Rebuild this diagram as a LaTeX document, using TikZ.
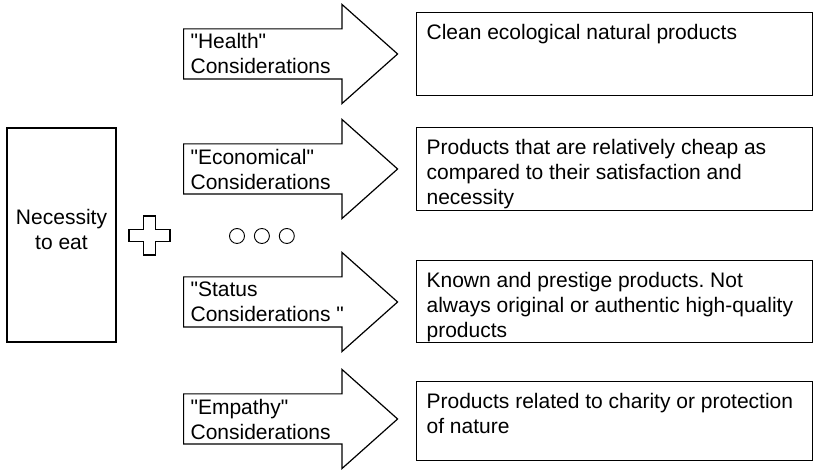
\documentclass[tikz,border=0pt]{standalone}
\usepackage{fontspec}
\setmainfont{Liberation Sans}
\frenchspacing
\usetikzlibrary{shapes.arrows, positioning}

\begin{document}
\begin{tikzpicture}[x=1pt, y=1pt, line width=1.2pt,
  txt/.style={font=\fontsize{21}{25}\selectfont},
  cons/.style={single arrow, draw, single arrow head extend=24.5pt, single arrow tip angle=83.4,
    minimum height=214pt, inner xsep=0pt, inner ysep=24.5pt, anchor=tail},
  constxt/.style={txt, align=left, inner sep=0pt, anchor=north west},
  result/.style={draw, minimum width=396pt, minimum height=#1, anchor=north west, inner sep=0pt},
  result/.default=83pt,
  desc/.style={txt, align=left, inner sep=0pt, anchor=north west},
  dot/.style={circle, draw, line width=0.9pt, minimum size=15pt, inner sep=0pt}]
  \useasboundingbox (0,0) rectangle (815,470);
  % left block
  \node[draw, minimum width=109pt, minimum height=214pt] (need) at (61.5,235) {};
  \node[txt, align=center, inner sep=0pt] (needtxt) at ([yshift=5pt]need.center) {Necessity\\to eat};
  \coordinate (plus) at (149.5,234.5);
  \draw[shift={(plus)}] (-6,19.5) -- ++(12,0) -- ++(0,-13.5) -- ++(14.5,0) -- ++(0,-12) -- ++(-14.5,0)
    -- ++(0,-13.5) -- ++(-12,0) -- ++(0,13.5) -- ++(-14.5,0) -- ++(0,12) -- ++(14.5,0) -- cycle;
  \node[dot] (d1) at (237,234) {};
  \node[dot, right=9pt of d1] (d2) {};
  \node[dot, right=9pt of d2] (d3) {};
  % considerations
  \node[cons] (health) at (183,416) {};
  \node[cons] (econ) at (183,301) {};
  \node[cons] (status) at (183,168) {};
  \node[cons] (empathy) at (183,51) {};
  \node[constxt] (healthlbl) at ([shift={(7pt,21.5pt)}]health.tail) {\textquotedbl Health\textquotedbl\\Considerations};
  \node[constxt] (econlbl) at ([shift={(7pt,20.5pt)}]econ.tail) {\textquotedbl Economical\textquotedbl\\Considerations};
  \node[constxt] (statuslbl) at ([shift={(7pt,20.5pt)}]status.tail) {\textquotedbl Status\\Considerations \textquotedbl};
  \node[constxt] (empathylbl) at ([shift={(7pt,20.5pt)}]empathy.tail) {\textquotedbl Empathy\textquotedbl\\Considerations};
  % products
  \node[result] (healthbox) at (416,458) {};
  \node[result] (econbox) at (416,343) {};
  \node[result=82pt] (statusbox) at (416,210) {};
  \node[result=79pt] (empathybox) at (416,89) {};
  \node[desc] (healthtxt) at ([shift={(10pt,-12pt)}]healthbox.north west) {Clean ecological natural products};
  \node[desc] (econtxt) at ([shift={(10pt,-12pt)}]econbox.north west) {Products that are relatively cheap as\\compared to their satisfaction and\\necessity};
  \node[desc] (statustxt) at ([shift={(10pt,-12pt)}]statusbox.north west) {Known and prestige products. Not\\always original or authentic high-quality\\products};
  \node[desc] (empathytxt) at ([shift={(10pt,-12pt)}]empathybox.north west) {Products related to charity or protection\\of nature};
\end{tikzpicture}
\end{document}
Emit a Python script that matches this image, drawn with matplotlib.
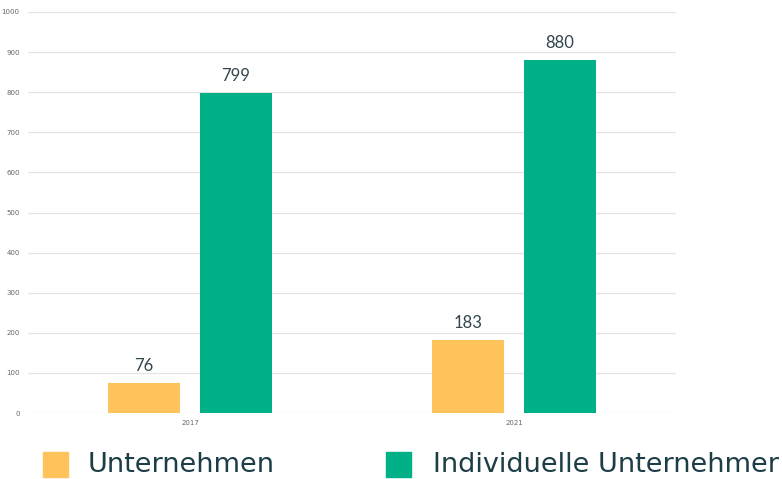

......

__TASK PROMPT__.
Copy out the listing exactly as it stands, but not the pictures.

__WRITTEN RESPONSE__.
Rebuild this diagram as a LaTeX document, using TikZ.
\documentclass[tikz,border=0pt]{standalone}
\usepackage{fontspec}
\setmainfont{Liberation Sans}
\frenchspacing
\usetikzlibrary{shapes.arrows, positioning}

\begin{document}
\begin{tikzpicture}[x=1pt, y=1pt, line width=1.2pt,
  txt/.style={font=\fontsize{21}{25}\selectfont},
  cons/.style={single arrow, draw, single arrow head extend=24.5pt, single arrow tip angle=83.4,
    minimum height=214pt, inner xsep=0pt, inner ysep=24.5pt, anchor=tail},
  constxt/.style={txt, align=left, inner sep=0pt, anchor=north west},
  result/.style={draw, minimum width=396pt, minimum height=#1, anchor=north west, inner sep=0pt},
  result/.default=83pt,
  desc/.style={txt, align=left, inner sep=0pt, anchor=north west},
  dot/.style={circle, draw, line width=0.9pt, minimum size=15pt, inner sep=0pt}]
  \useasboundingbox (0,0) rectangle (815,470);
  % left block
  \node[draw, minimum width=109pt, minimum height=214pt] (need) at (61.5,235) {};
  \node[txt, align=center, inner sep=0pt] (needtxt) at ([yshift=5pt]need.center) {Necessity\\to eat};
  \coordinate (plus) at (149.5,234.5);
  \draw[shift={(plus)}] (-6,19.5) -- ++(12,0) -- ++(0,-13.5) -- ++(14.5,0) -- ++(0,-12) -- ++(-14.5,0)
    -- ++(0,-13.5) -- ++(-12,0) -- ++(0,13.5) -- ++(-14.5,0) -- ++(0,12) -- ++(14.5,0) -- cycle;
  \node[dot] (d1) at (237,234) {};
  \node[dot, right=9pt of d1] (d2) {};
  \node[dot, right=9pt of d2] (d3) {};
  % considerations
  \node[cons] (health) at (183,416) {};
  \node[cons] (econ) at (183,301) {};
  \node[cons] (status) at (183,168) {};
  \node[cons] (empathy) at (183,51) {};
  \node[constxt] (healthlbl) at ([shift={(7pt,21.5pt)}]health.tail) {\textquotedbl Health\textquotedbl\\Considerations};
  \node[constxt] (econlbl) at ([shift={(7pt,20.5pt)}]econ.tail) {\textquotedbl Economical\textquotedbl\\Considerations};
  \node[constxt] (statuslbl) at ([shift={(7pt,20.5pt)}]status.tail) {\textquotedbl Status\\Considerations \textquotedbl};
  \node[constxt] (empathylbl) at ([shift={(7pt,20.5pt)}]empathy.tail) {\textquotedbl Empathy\textquotedbl\\Considerations};
  % products
  \node[result] (healthbox) at (416,458) {};
  \node[result] (econbox) at (416,343) {};
  \node[result=82pt] (statusbox) at (416,210) {};
  \node[result=79pt] (empathybox) at (416,89) {};
  \node[desc] (healthtxt) at ([shift={(10pt,-12pt)}]healthbox.north west) {Clean ecological natural products};
  \node[desc] (econtxt) at ([shift={(10pt,-12pt)}]econbox.north west) {Products that are relatively cheap as\\compared to their satisfaction and\\necessity};
  \node[desc] (statustxt) at ([shift={(10pt,-12pt)}]statusbox.north west) {Known and prestige products. Not\\always original or authentic high-quality\\products};
  \node[desc] (empathytxt) at ([shift={(10pt,-12pt)}]empathybox.north west) {Products related to charity or protection\\of nature};
\end{tikzpicture}
\end{document}
Emit a Python script that matches this image, drawn with matplotlib.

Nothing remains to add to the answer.